### Task requirements
Your task is to copy the listing exactly, with the pictures left out.

:: Dataset section

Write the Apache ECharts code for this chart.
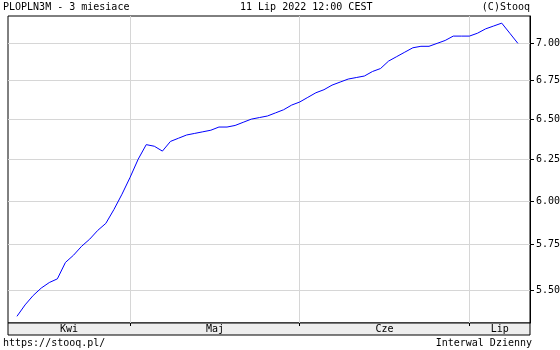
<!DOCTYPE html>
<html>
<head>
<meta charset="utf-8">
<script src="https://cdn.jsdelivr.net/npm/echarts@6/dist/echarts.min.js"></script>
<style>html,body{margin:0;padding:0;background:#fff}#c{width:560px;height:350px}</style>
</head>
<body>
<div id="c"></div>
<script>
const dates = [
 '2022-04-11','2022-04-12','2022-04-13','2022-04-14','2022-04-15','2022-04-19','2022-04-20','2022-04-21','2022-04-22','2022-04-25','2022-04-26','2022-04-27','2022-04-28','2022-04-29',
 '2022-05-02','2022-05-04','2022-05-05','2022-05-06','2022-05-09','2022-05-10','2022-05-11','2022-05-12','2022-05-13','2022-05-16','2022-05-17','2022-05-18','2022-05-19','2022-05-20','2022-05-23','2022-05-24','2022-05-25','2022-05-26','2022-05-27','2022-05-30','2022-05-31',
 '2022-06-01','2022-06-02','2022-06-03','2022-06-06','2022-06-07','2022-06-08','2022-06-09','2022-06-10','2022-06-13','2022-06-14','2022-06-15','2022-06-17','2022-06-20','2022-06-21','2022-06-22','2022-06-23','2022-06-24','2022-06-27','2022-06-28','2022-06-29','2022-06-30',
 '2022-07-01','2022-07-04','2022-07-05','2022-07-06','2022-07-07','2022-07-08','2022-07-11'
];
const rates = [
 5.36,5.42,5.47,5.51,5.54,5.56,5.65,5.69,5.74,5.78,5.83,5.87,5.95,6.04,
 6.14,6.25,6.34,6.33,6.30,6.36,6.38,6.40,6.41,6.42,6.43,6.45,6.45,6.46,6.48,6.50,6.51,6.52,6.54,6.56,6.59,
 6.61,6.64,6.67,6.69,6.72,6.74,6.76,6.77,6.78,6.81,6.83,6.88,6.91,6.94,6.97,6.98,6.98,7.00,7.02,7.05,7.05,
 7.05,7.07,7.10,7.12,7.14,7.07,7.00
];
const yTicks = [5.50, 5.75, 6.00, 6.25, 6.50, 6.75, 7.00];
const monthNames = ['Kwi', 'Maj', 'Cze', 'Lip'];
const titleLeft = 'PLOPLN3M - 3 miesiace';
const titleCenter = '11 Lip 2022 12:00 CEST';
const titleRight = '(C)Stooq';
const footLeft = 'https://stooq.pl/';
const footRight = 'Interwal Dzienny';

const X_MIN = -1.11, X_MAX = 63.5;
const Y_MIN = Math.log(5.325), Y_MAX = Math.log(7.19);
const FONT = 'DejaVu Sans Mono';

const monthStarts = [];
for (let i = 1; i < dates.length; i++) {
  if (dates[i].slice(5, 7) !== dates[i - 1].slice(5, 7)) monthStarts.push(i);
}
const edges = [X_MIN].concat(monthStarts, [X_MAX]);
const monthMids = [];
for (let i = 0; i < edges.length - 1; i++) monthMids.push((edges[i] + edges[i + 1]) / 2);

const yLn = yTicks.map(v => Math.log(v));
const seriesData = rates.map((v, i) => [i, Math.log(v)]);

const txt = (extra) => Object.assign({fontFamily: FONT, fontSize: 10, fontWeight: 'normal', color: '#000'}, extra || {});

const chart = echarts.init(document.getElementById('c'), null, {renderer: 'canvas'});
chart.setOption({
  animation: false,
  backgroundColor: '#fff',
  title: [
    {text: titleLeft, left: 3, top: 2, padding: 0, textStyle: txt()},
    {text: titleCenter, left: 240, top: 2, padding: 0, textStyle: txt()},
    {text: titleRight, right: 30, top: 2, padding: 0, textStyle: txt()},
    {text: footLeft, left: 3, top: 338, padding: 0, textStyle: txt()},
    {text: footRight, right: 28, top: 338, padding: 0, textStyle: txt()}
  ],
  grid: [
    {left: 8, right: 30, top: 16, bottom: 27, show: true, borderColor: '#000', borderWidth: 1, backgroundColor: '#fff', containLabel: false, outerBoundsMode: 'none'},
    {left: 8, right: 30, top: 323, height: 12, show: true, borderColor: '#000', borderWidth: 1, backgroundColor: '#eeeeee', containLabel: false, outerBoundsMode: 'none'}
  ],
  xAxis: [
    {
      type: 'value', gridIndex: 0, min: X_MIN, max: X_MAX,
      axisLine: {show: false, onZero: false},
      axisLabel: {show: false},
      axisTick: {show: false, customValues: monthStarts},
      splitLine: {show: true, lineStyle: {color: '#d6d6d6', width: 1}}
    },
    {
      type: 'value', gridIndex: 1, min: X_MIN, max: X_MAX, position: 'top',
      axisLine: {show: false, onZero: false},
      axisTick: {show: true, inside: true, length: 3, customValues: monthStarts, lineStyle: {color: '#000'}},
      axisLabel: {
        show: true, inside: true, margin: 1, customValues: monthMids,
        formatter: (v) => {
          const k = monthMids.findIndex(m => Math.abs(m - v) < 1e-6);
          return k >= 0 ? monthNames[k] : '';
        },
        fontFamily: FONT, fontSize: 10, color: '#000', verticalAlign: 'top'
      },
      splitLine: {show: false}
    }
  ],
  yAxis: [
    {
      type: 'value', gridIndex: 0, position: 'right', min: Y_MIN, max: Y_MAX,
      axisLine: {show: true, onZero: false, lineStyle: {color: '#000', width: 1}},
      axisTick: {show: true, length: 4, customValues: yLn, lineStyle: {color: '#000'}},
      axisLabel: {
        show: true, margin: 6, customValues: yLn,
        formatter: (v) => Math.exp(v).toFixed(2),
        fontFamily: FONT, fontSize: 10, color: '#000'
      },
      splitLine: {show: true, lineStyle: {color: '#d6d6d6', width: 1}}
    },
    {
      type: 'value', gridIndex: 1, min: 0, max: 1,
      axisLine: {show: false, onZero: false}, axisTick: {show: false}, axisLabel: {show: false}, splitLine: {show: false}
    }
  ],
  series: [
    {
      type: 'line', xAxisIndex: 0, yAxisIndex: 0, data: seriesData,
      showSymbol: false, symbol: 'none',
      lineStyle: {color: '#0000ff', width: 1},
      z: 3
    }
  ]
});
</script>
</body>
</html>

::::

### Correct answer
Write the Apache ECharts code for this chart.
<!DOCTYPE html>
<html>
<head>
<meta charset="utf-8">
<script src="https://cdn.jsdelivr.net/npm/echarts@6/dist/echarts.min.js"></script>
<style>html,body{margin:0;padding:0;background:#fff}#c{width:560px;height:350px}</style>
</head>
<body>
<div id="c"></div>
<script>
const dates = [
 '2022-04-11','2022-04-12','2022-04-13','2022-04-14','2022-04-15','2022-04-19','2022-04-20','2022-04-21','2022-04-22','2022-04-25','2022-04-26','2022-04-27','2022-04-28','2022-04-29',
 '2022-05-02','2022-05-04','2022-05-05','2022-05-06','2022-05-09','2022-05-10','2022-05-11','2022-05-12','2022-05-13','2022-05-16','2022-05-17','2022-05-18','2022-05-19','2022-05-20','2022-05-23','2022-05-24','2022-05-25','2022-05-26','2022-05-27','2022-05-30','2022-05-31',
 '2022-06-01','2022-06-02','2022-06-03','2022-06-06','2022-06-07','2022-06-08','2022-06-09','2022-06-10','2022-06-13','2022-06-14','2022-06-15','2022-06-17','2022-06-20','2022-06-21','2022-06-22','2022-06-23','2022-06-24','2022-06-27','2022-06-28','2022-06-29','2022-06-30',
 '2022-07-01','2022-07-04','2022-07-05','2022-07-06','2022-07-07','2022-07-08','2022-07-11'
];
const rates = [
 5.36,5.42,5.47,5.51,5.54,5.56,5.65,5.69,5.74,5.78,5.83,5.87,5.95,6.04,
 6.14,6.25,6.34,6.33,6.30,6.36,6.38,6.40,6.41,6.42,6.43,6.45,6.45,6.46,6.48,6.50,6.51,6.52,6.54,6.56,6.59,
 6.61,6.64,6.67,6.69,6.72,6.74,6.76,6.77,6.78,6.81,6.83,6.88,6.91,6.94,6.97,6.98,6.98,7.00,7.02,7.05,7.05,
 7.05,7.07,7.10,7.12,7.14,7.07,7.00
];
const yTicks = [5.50, 5.75, 6.00, 6.25, 6.50, 6.75, 7.00];
const monthNames = ['Kwi', 'Maj', 'Cze', 'Lip'];
const titleLeft = 'PLOPLN3M - 3 miesiace';
const titleCenter = '11 Lip 2022 12:00 CEST';
const titleRight = '(C)Stooq';
const footLeft = 'https://stooq.pl/';
const footRight = 'Interwal Dzienny';

const X_MIN = -1.11, X_MAX = 63.5;
const Y_MIN = Math.log(5.325), Y_MAX = Math.log(7.19);
const FONT = 'DejaVu Sans Mono';

const monthStarts = [];
for (let i = 1; i < dates.length; i++) {
  if (dates[i].slice(5, 7) !== dates[i - 1].slice(5, 7)) monthStarts.push(i);
}
const edges = [X_MIN].concat(monthStarts, [X_MAX]);
const monthMids = [];
for (let i = 0; i < edges.length - 1; i++) monthMids.push((edges[i] + edges[i + 1]) / 2);

const yLn = yTicks.map(v => Math.log(v));
const seriesData = rates.map((v, i) => [i, Math.log(v)]);

const txt = (extra) => Object.assign({fontFamily: FONT, fontSize: 10, fontWeight: 'normal', color: '#000'}, extra || {});

const chart = echarts.init(document.getElementById('c'), null, {renderer: 'canvas'});
chart.setOption({
  animation: false,
  backgroundColor: '#fff',
  title: [
    {text: titleLeft, left: 3, top: 2, padding: 0, textStyle: txt()},
    {text: titleCenter, left: 240, top: 2, padding: 0, textStyle: txt()},
    {text: titleRight, right: 30, top: 2, padding: 0, textStyle: txt()},
    {text: footLeft, left: 3, top: 338, padding: 0, textStyle: txt()},
    {text: footRight, right: 28, top: 338, padding: 0, textStyle: txt()}
  ],
  grid: [
    {left: 8, right: 30, top: 16, bottom: 27, show: true, borderColor: '#000', borderWidth: 1, backgroundColor: '#fff', containLabel: false, outerBoundsMode: 'none'},
    {left: 8, right: 30, top: 323, height: 12, show: true, borderColor: '#000', borderWidth: 1, backgroundColor: '#eeeeee', containLabel: false, outerBoundsMode: 'none'}
  ],
  xAxis: [
    {
      type: 'value', gridIndex: 0, min: X_MIN, max: X_MAX,
      axisLine: {show: false, onZero: false},
      axisLabel: {show: false},
      axisTick: {show: false, customValues: monthStarts},
      splitLine: {show: true, lineStyle: {color: '#d6d6d6', width: 1}}
    },
    {
      type: 'value', gridIndex: 1, min: X_MIN, max: X_MAX, position: 'top',
      axisLine: {show: false, onZero: false},
      axisTick: {show: true, inside: true, length: 3, customValues: monthStarts, lineStyle: {color: '#000'}},
      axisLabel: {
        show: true, inside: true, margin: 1, customValues: monthMids,
        formatter: (v) => {
          const k = monthMids.findIndex(m => Math.abs(m - v) < 1e-6);
          return k >= 0 ? monthNames[k] : '';
        },
        fontFamily: FONT, fontSize: 10, color: '#000', verticalAlign: 'top'
      },
      splitLine: {show: false}
    }
  ],
  yAxis: [
    {
      type: 'value', gridIndex: 0, position: 'right', min: Y_MIN, max: Y_MAX,
      axisLine: {show: true, onZero: false, lineStyle: {color: '#000', width: 1}},
      axisTick: {show: true, length: 4, customValues: yLn, lineStyle: {color: '#000'}},
      axisLabel: {
        show: true, margin: 6, customValues: yLn,
        formatter: (v) => Math.exp(v).toFixed(2),
        fontFamily: FONT, fontSize: 10, color: '#000'
      },
      splitLine: {show: true, lineStyle: {color: '#d6d6d6', width: 1}}
    },
    {
      type: 'value', gridIndex: 1, min: 0, max: 1,
      axisLine: {show: false, onZero: false}, axisTick: {show: false}, axisLabel: {show: false}, splitLine: {show: false}
    }
  ],
  series: [
    {
      type: 'line', xAxisIndex: 0, yAxisIndex: 0, data: seriesData,
      showSymbol: false, symbol: 'none',
      lineStyle: {color: '#0000ff', width: 1},
      z: 3
    }
  ]
});
</script>
</body>
</html>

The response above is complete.